Allah memanggil Abram dan mengikatnya dengan perjanjian istimewa  sama sekali bukan karena Abram itu lebih saleh dari orang-orang sejamannya. Alkitab mencatat bahwa leluhur Abram bukan penyembah Allah. Namun, Allah sendiri yang memanggil Abram dan Abram merespon panggilan itu. Paulus mencatat (Roma 4:3) bahwa Abraham memiliki hubungan yang baik dengan Allah, bukan karena ia melakukan semua perintah-perintah hukum, melainkan karena ia menyatakan diri sepenuhnya kepada janji-janji Allah itulah yang diperhitungkan sebagai sebuah tindakan yang benar.

Prakarsa Allah yang menghendaki manusia dan alam raya ini hidup dalam anugerah-Nya telah dinyatakan, kini bagaimana tanggapan Anda?
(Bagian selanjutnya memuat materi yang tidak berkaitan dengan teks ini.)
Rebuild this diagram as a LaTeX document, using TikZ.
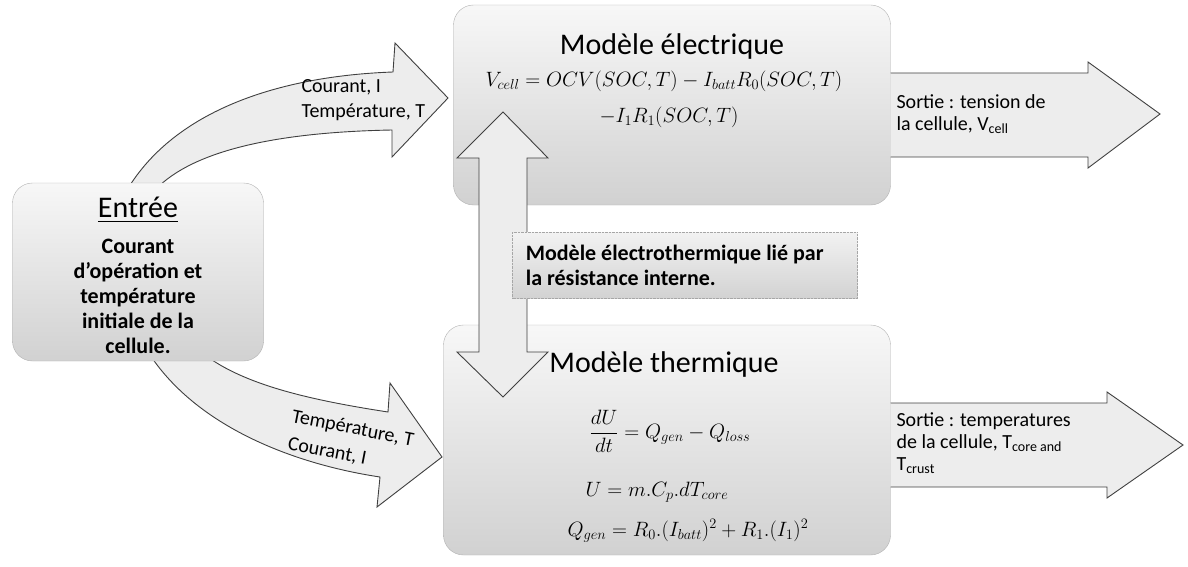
\documentclass[tikz,border=0pt]{standalone}
\usepackage{amsmath}
\usepackage{fontspec}
\setmainfont{Carlito}
\usepackage{tikz}
\usetikzlibrary{positioning,calc}

\tikzset{
  modelbox/.style={draw=gray!60, rounded corners=20pt, top color=gray!6,
    bottom color=gray!36, inner sep=0pt},
  linkbox/.style={draw=gray!70, densely dotted, top color=gray!10,
    bottom color=gray!35, inner sep=0pt},
  blockarrow/.style={draw=black!75, fill=gray!14, line width=0.9pt},
  titletext/.style={font=\fontsize{30}{36}\selectfont},
  eqtext/.style={font=\fontsize{21}{26}\selectfont},
  labeltext/.style={font=\fontsize{20}{25}\selectfont, align=left},
  boldtext/.style={font=\fontsize{22}{25}\selectfont\bfseries, align=center}
}

\begin{document}
\begin{tikzpicture}[x=1pt,y=-1pt]
  \useasboundingbox (0,0) rectangle (1188,567);

  % curved input arrows, behind the input box
  \draw[blockarrow] (127,190) .. controls (175,110) and (280,76) .. (393,72)
    -- (395,43) -- (448,98) -- (392,157) -- (392,130)
    .. controls (285,132) and (195,148) .. (155,190) -- cycle;
  \draw[blockarrow] (150,355) .. controls (200,430) and (300,465) .. (380,477)
    -- (377,507) -- (442,457) -- (390,383) -- (388,412)
    .. controls (310,400) and (245,385) .. (205,355) -- cycle;

  % boxes
  \node[modelbox, minimum width=251pt, minimum height=178pt] (entree) at (138,272) {};
  \node[modelbox, minimum width=437pt, minimum height=200pt] (elec) at (672,105) {};
  \node[modelbox, minimum width=447pt, minimum height=230pt] (therm) at (667,440) {};

  % output arrows
  \draw[blockarrow] (elec.east |- 0,73) -- (1088,73) -- (1088,62) -- (1160,114)
    -- (1088,168) -- (1088,157) -- (elec.east |- 0,157);
  \draw[blockarrow] (therm.east |- 0,403) -- (1107,403) -- (1107,392) -- (1183,445)
    -- (1107,498) -- (1107,487) -- (therm.east |- 0,487);

  % coupling arrow
  \draw[blockarrow] (503,112) -- (548,158) -- (527,158) -- (527,352) -- (548,352)
    -- (503,397) -- (457,352) -- (479,352) -- (479,158) -- (457,158) -- cycle;
  \node[linkbox, minimum width=345pt, minimum height=66pt] (link) at (685,265) {};

  % texts
  \node[titletext] (entreetitle) at (138,210) {\underline{Entrée}};
  \node[boldtext, below=9pt of entreetitle] (entreetext)
    {Courant\\d’opération et\\température\\initiale de la\\cellule.};

  \node[titletext] (electitle) at (672,47) {Modèle électrique};
  \node[eqtext] (eqa) at (664,81)
    {$V_{cell} = OCV(SOC,T) - I_{batt}R_0(SOC,T)$};
  \node[eqtext] (eqb) at (669,117) {$-I_1R_1(SOC,T)$};

  \node[titletext] (thermtitle) at (664,364) {Modèle thermique};
  \node[eqtext] (eqc) at (670,431) {$\dfrac{dU}{dt} = Q_{gen} - Q_{loss}$};
  \node[eqtext] (eqd) at (657,492) {$U = m.C_p.dT_{core}$};
  \node[eqtext, font=\fontsize{20}{24}\selectfont] (eqe) at (688,531)
    {$Q_{gen} = R_0.(I_{batt})^2 + R_1.(I_1)^2$};

  \node[boldtext, align=left, anchor=west] (linktext) at ([xshift=10pt]link.west)
    {Modèle électrothermique lié par\\la résistance interne.};

  \node[labeltext, anchor=west] (intop) at (298,100) {Courant, I\\Température, T};
  \node[labeltext, rotate=-11, anchor=west, inner sep=1pt] (inbota) at (291,417) {Température, T};
  \node[labeltext, rotate=-11, anchor=west, inner sep=1pt] (inbotb) at (287,444) {Courant, I};

  \node[labeltext, anchor=west, font=\fontsize{20}{22}\selectfont] (outtop) at (893,114)
    {Sortie : tension de\\la cellule, V\textsubscript{cell}};
  \node[labeltext, anchor=west, font=\fontsize{20}{22}\selectfont] (outbot) at (893,443)
    {Sortie : temperatures\\de la cellule, T\textsubscript{core and}\\T\textsubscript{crust}};
\end{tikzpicture}
\end{document}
Memilih dan mengambil kesempatan untuk hidup di dalam anugerah-Nya seperti Abram atau membiarkan kesempatan itu berlalu? Ingatlah kehidupan yang sesungguhnya bagi manusia itu bukan saat sel sperma bertemu dengan sel telur, melainkan ketika manusia menyadari bahwa dirinya fana dan berdosa lalu kembali kepada-Nya, menyambut panggilan-Nya dan hidup di dalam anugerah-Nya! Di sanalah kedamaian tiada tara, di sanalah yang dinamakan lahir baru! Semoga Anda mengalaminya!